== What needs to be done ==
Only lines with the string "this" matter here; gather them from the material below.

Code that draws figures:
#####

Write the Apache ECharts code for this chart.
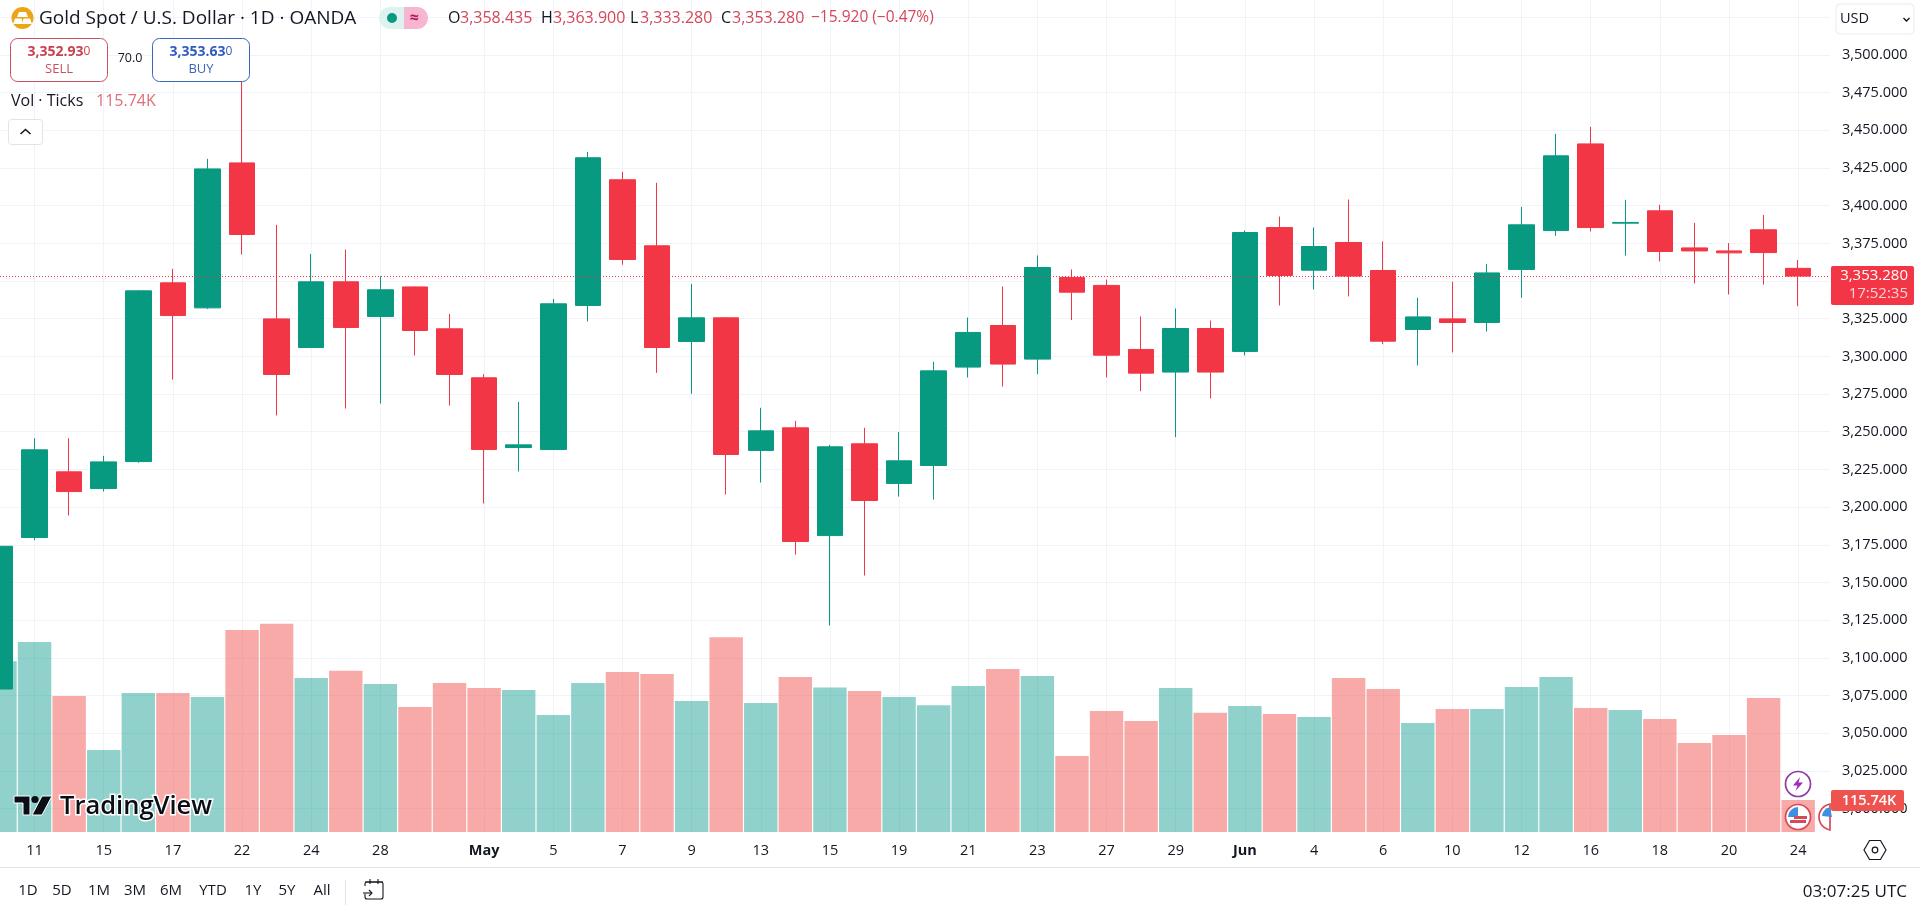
<!DOCTYPE html>
<html><head><meta charset="utf-8">
<style>html,body{margin:0;padding:0;background:#fff}#c{width:1920px;height:913px}</style>
<script src="https://cdn.jsdelivr.net/npm/echarts@6/dist/echarts.min.js"></script>
</head><body><div id="c"></div>
<script>
const dayLabels=['','11','','15','','17','','22','','24','','28','','','May','','5','','7','','9','','13','','15','','19','','21','','23','','27','','29','','Jun','','4','','6','','10','','12','','16','','18','','20','','24',''];
const opens =[3079.3,3179.8,3223.4,3212.3,3230.2,3348.8,3332.2,3428.4,3324.9,3305.9,3349.5,3326.5,3346.1,3318.3,3285.8,3239.5,3238.2,3333.8,3417.2,3373.4,3309.9,3325.6,3237.6,3252.6,3181.1,3242.0,3215.7,3227.6,3292.9,3320.5,3298.2,3352.4,3347.1,3304.6,3289.6,3318.5,3303.3,3385.5,3357.2,3375.6,3357.0,3317.9,3324.9,3322.5,3357.7,3383.5,3441.0,3388.4,3396.6,3372.0,3370.0,3384.0,3358.435];
const closes=[3174.0,3238.0,3210.3,3230.0,3343.5,3327.1,3424.4,3380.9,3288.0,3349.5,3319.2,3344.2,3317.2,3288.0,3238.2,3241.3,3334.9,3431.8,3364.3,3305.9,3325.6,3234.9,3250.6,3177.2,3240.0,3204.4,3230.7,3290.4,3315.9,3294.9,3359.0,3342.6,3300.8,3288.9,3318.5,3289.6,3382.2,3353.7,3372.9,3353.3,3310.1,3326.2,3322.5,3355.4,3387.3,3433.1,3385.5,3388.9,3369.6,3370.0,3368.7,3368.9,3353.28];
const lows  =[3079.3,3178.0,3194.4,3210.3,3229.5,3284.6,3331.5,3367.6,3260.8,3305.5,3265.4,3268.7,3300.6,3267.4,3202.4,3223.6,3238.0,3323.2,3360.8,3289.1,3275.2,3208.4,3216.3,3168.5,3121.4,3154.6,3207.0,3205.0,3286.0,3280.0,3288.2,3324.1,3286.0,3276.9,3246.4,3272.1,3300.6,3333.8,3344.4,3339.8,3308.1,3294.0,3302.6,3316.5,3338.9,3380.0,3382.9,3366.9,3363.0,3348.4,3341.1,3347.7,3333.28];
const highs =[3174.0,3245.7,3245.7,3234.0,3344.0,3358.1,3431.1,3500.0,3387.3,3368.0,3370.9,3353.2,3346.5,3328.2,3288.2,3269.8,3338.2,3435.7,3422.5,3415.2,3348.1,3326.0,3265.9,3257.2,3241.3,3252.6,3249.9,3296.4,3325.8,3346.4,3367.0,3357.7,3351.0,3326.5,3331.8,3323.8,3383.6,3392.8,3385.5,3404.1,3376.3,3338.9,3349.5,3361.4,3399.2,3447.7,3452.3,3403.9,3400.6,3388.6,3375.2,3393.9,3363.9];
const volumes=[618,687,492,297,503,503,488,731,753,557,583,535,452,539,521,514,423,539,579,572,474,705,467,561,523,510,488,459,528,590,564,275,438,402,521,431,456,427,416,557,517,394,445,445,525,561,449,441,409,322,351,485,115.74];
const lastClose=3353.28;
const rangeLabels=['1D','5D','1M','3M','6M','YTD','1Y','5Y','All'];

const UP='#089981',DOWN='#f23645',GRIDC='#f0f3fa',TXT='#131722';
const FONT='"Open Sans","Noto Sans",sans-serif';
const pxPerUsd=1.507, bandW=34.58, N=dayLabels.length;
const gridTop=55-25*pxPerUsd, gridH=550*pxPerUsd;
const showLabel=(i,v)=>v!=='';

function T(x,y,text,o={}){return {type:'text',x,y,z:o.z||120,silent:true,style:Object.assign({text,fill:o.fill||TXT,font:(o.weight||'normal')+' '+(o.size||14)+'px '+FONT,textAlign:o.align||'left',textVerticalAlign:'middle',textBaseline:'middle'},o.extra||{})};}
function R(x,y,w,h,o={}){return {type:'rect',z:o.z||110,silent:true,shape:{x,y,width:w,height:h,r:o.r||0},style:{fill:o.fill||'#fff',stroke:o.stroke||null,lineWidth:o.lw||1}};}
function C(cx,cy,r,o={}){return {type:'circle',z:o.z||110,silent:true,shape:{cx,cy,r},style:{fill:o.fill||'#fff',stroke:o.stroke||null,lineWidth:o.lw||1}};}
function P(points,o={}){return {type:'polygon',z:o.z||110,silent:true,shape:{points},style:{fill:o.fill||'#000'}};}
function L(points,o={}){return {type:'polyline',z:o.z||110,silent:true,shape:{points},style:{fill:null,stroke:o.stroke||'#131722',lineWidth:o.lw||1.3}};}
function chord(cx,cy,r,limit){const a=Math.acos((limit-cx)/r),pts=[];for(let k=0;k<=24;k++){const t=a+(2*Math.PI-2*a)*k/24;pts.push([cx+r*Math.cos(t),cy+r*Math.sin(t)]);}return pts;}

const g=[];
// header
g.push(C(22.5,18,11,{fill:'#eaa616'}));
g.push(P([[19,12],[26,12],[28,17],[17,17]],{fill:'#fff'}));
g.push(P([[15,18.5],[21.5,18.5],[23,24],[13,24]],{fill:'#fff'}));
g.push(P([[23.5,18.5],[30,18.5],[32,24],[22,24]],{fill:'#fff'}));
g.push(T(39,19,'Gold Spot / U.S. Dollar · 1D · OANDA',{size:19}));
g.push(R(379,7,25,22,{fill:'#def3ef',r:[11,0,0,11]}));
g.push(R(404,7,24,22,{fill:'#f8b5d0',r:[0,11,11,0]}));
g.push(C(392,18,5,{fill:UP,z:115}));
g.push(T(414,18,'≈',{fill:'#b0185f',size:16,align:'center',weight:'bold'}));
[['O',448,'3,358.435',460],['H',541,'3,363.900',553],['L',630,'3,333.280',640],['C',721,'3,353.280',732]].forEach(a=>{g.push(T(a[1],18,a[0],{size:16}));g.push(T(a[3],18,a[2],{size:16,fill:'#d5475a'}));});
g.push(T(811,18,'−15.920 (−0.47%)',{size:15.5,fill:'#d5475a'}));
// sell / buy
g.push(R(10.5,38.5,97,43,{stroke:'#c9505f',r:7,z:112}));
g.push(T(59,52,'{a|3,352.93}{b|0}',{align:'center',extra:{rich:{a:{font:'bold 14px '+FONT,fill:'#c9404f'},b:{font:'12px '+FONT,fill:'#c9404f'}}}}));
g.push(T(59,69,'SELL',{size:13,fill:'#c9505f',align:'center'}));
g.push(T(130,58,'70.0',{size:12.5,align:'center'}));
g.push(R(152.5,38.5,97,43,{stroke:'#3a66b5',r:7,z:112}));
g.push(T(201,52,'{a|3,353.63}{b|0}',{align:'center',extra:{rich:{a:{font:'bold 14px '+FONT,fill:'#2f5cc0'},b:{font:'12px '+FONT,fill:'#2f5cc0'}}}}));
g.push(T(201,69,'BUY',{size:13,fill:'#3a66b5',align:'center'}));
g.push(T(11,101,'Vol · Ticks',{size:16}));
g.push(T(96,101,'115.74K',{size:16,fill:'#de6f78'}));
g.push(R(8.5,119.5,34,25,{stroke:'#e0e3eb',r:3}));
g.push(L([[20.5,134],[25.5,129.5],[30.5,134]],{lw:1.6,z:115}));
// right side
g.push(R(1836,4,78,30,{stroke:'#e9ebf0',r:4}));
g.push(T(1840,19,'USD',{size:14.5}));
g.push(L([[1903.5,18],[1906.5,21],[1909.5,18]],{lw:1.4,z:115}));
g.push(R(1831,266,83,39,{fill:DOWN,r:2}));
g.push(T(1908,276,'3,353.280',{size:15,fill:'#fff',align:'right'}));
g.push(T(1908,294,'17:52:35',{size:15,fill:'#fbd3d7',align:'right'}));
// toolbar
g.push(R(0,867,1920,1,{fill:'#e0e3eb'}));
rangeLabels.forEach((t,i)=>g.push(T([28,62,99,135,171,213,253,287,322][i],891,t,{size:15,align:'center'})));
g.push(R(345,880,1,25,{fill:'#e0e3eb'}));
g.push(R(365,882,18,17,{fill:'rgba(0,0,0,0)',stroke:'#131722',r:2,lw:1.1}));
g.push(R(362,886,9,8,{fill:'#fff',z:111}));
g.push(L([[365,882],[383,882]],{lw:1.1,z:112}));
g.push(L([[370,879],[370,884]],{lw:1.1,z:112}));
g.push(L([[378,879],[378,884]],{lw:1.1,z:112}));
g.push(L([[363,893],[372,893]],{lw:1.1,z:112}));
g.push(L([[369,890],[372,893],[369,896]],{lw:1.1,z:112}));
g.push(T(1907,892,'03:07:25 UTC',{size:17,align:'right'}));
g.push({type:'polygon',z:115,silent:true,shape:{points:[[1864,850],[1869.5,840.5],[1880.5,840.5],[1886,850],[1880.5,859.5],[1869.5,859.5]]},style:{fill:'#fff',stroke:TXT,lineWidth:1.2}});
g.push(C(1875,850,2.8,{stroke:TXT,z:116,lw:1.2}));
// watermark
g.push({type:'polygon',z:120,silent:true,shape:{points:[[14,796],[30,796],[30,815],[23,815],[23,803],[14,803]]},style:{fill:'#0b0e14',stroke:'#fff',lineWidth:1}});
g.push(C(35,799.5,3.6,{fill:'#0b0e14',z:120}));
g.push({type:'polygon',z:120,silent:true,shape:{points:[[42,796],[52,796],[42,815],[32,815]]},style:{fill:'#0b0e14',stroke:'#fff',lineWidth:1}});
g.push(T(60,807,'TradingView',{size:25.5,weight:'600',fill:'#0b0e14',extra:{stroke:'#fff',lineWidth:3}}));
// event icons
g.push(C(1798,784,12.5,{fill:'#fff',stroke:'#8e3ba6',lw:1.7,z:121}));
g.push(P([[1800,777],[1793,785.5],[1797.5,785.5],[1795.5,791],[1803,782.5],[1798.5,782.5]],{fill:'#a02bbd',z:122}));
function flag(cx,cy,limit){
  const inner=limit?chord(cx,cy,13,limit):null;
  if(inner){g.push({type:'polygon',z:121,silent:true,shape:{points:inner},style:{fill:'#fff',stroke:'#d64a57',lineWidth:1.7}});return;}
  g.push(C(cx,cy,12.5,{fill:'#fff',stroke:'#d64a57',lw:1.7,z:121}));
  g.push({type:'sector',z:122,silent:true,shape:{cx,cy,r:10,r0:0,startAngle:Math.PI,endAngle:1.5*Math.PI},style:{fill:'#3f8fe0'}});
  g.push(R(cx-4,cy-1,13,3,{fill:'#d64a57',z:122}));
  g.push(R(cx-8,cy+3,16,3,{fill:'#d64a57',z:122}));
}
flag(1798,817);
flag(1832,817,1830);
g.push({type:'sector',z:122,silent:true,shape:{cx:1832,cy:817,r:10,r0:0,startAngle:Math.PI+0.1,endAngle:1.5*Math.PI-0.2},style:{fill:'#3f8fe0'}});
// volume tag drawn last
g.push(R(1831,790,73,21,{fill:'#ef5350',r:2,z:125}));
g.push(T(1869,800.5,'115.74K',{size:14.5,weight:'600',fill:'#fff',align:'center',z:126}));

const chart=echarts.init(document.getElementById('c'),null,{renderer:'canvas'});
chart.setOption({
  animation:false,backgroundColor:'#fff',
  grid:[
    {left:0,top:0,width:bandW*(N-1),height:832},
    {left:0,top:gridTop,width:bandW*(N-1),height:gridH},
    {left:0,top:gridTop,width:1830,height:gridH}
  ],
  xAxis:[
    {type:'category',gridIndex:0,data:dayLabels,boundaryGap:false,
     axisLine:{show:false},axisTick:{show:false},
     axisLabel:{interval:showLabel,margin:11,fontFamily:FONT,fontSize:14.5,color:TXT,hideOverlap:false,
       formatter:v=>(v==='May'||v==='Jun')?'{b|'+v+'}':v,rich:{b:{fontFamily:FONT,fontSize:14.5,fontWeight:'bold',color:TXT}}},
     splitLine:{show:true,interval:showLabel,lineStyle:{color:GRIDC,width:1}}},
    {type:'category',gridIndex:1,data:dayLabels,boundaryGap:false,show:false},
    {type:'value',gridIndex:2,min:0,max:1,show:false}
  ],
  yAxis:[
    {type:'value',gridIndex:0,min:0,max:3010,show:false},
    {type:'value',gridIndex:1,min:2975,max:3525,show:false},
    {type:'value',gridIndex:2,min:2975,max:3525,interval:25,position:'right',
     axisLine:{show:false},axisTick:{show:false},
     splitLine:{show:true,showMinLine:false,lineStyle:{color:GRIDC,width:1}},
     axisLabel:{margin:12,fontFamily:FONT,fontSize:14.5,color:TXT,
       formatter:v=>(v<3000||v>3500)?'':Number(v).toLocaleString('en-US',{minimumFractionDigits:3,maximumFractionDigits:3})}}
  ],
  series:[
    {type:'line',xAxisIndex:2,yAxisIndex:2,data:[],silent:true,z:1,
     markLine:{silent:true,symbol:'none',label:{show:false},lineStyle:{color:DOWN,type:[1,2],width:1},data:[{yAxis:lastClose}]}},
    {type:'bar',name:'Vol',xAxisIndex:0,yAxisIndex:0,barWidth:33.4,z:2,silent:true,
     data:volumes.map((v,i)=>({value:v,itemStyle:{color:closes[i]>=opens[i]?'rgba(8,153,140,0.45)':'rgba(240,85,80,0.5)'}}))},
    {type:'candlestick',name:'XAUUSD',xAxisIndex:1,yAxisIndex:1,barWidth:26,z:3,silent:true,
     itemStyle:{color:UP,color0:DOWN,borderColor:UP,borderColor0:DOWN,borderWidth:1},
     data:opens.map((o,i)=>[o,closes[i],lows[i],highs[i]])}
  ],
  graphic:{elements:g}
});
</script></body></html>
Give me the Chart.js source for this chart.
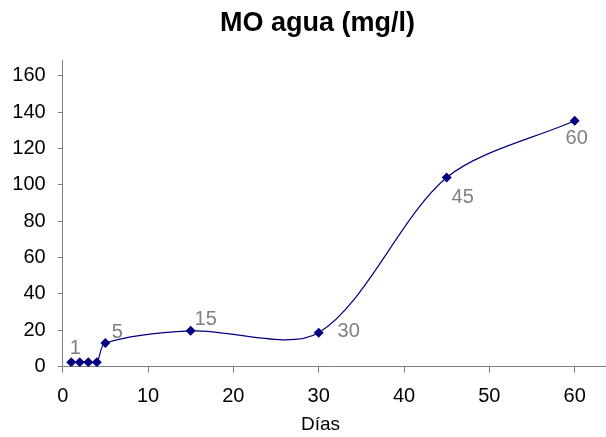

#####

== Result of the exercise ==
Write the Apache ECharts code for this chart.
Give me the Chart.js source for this chart.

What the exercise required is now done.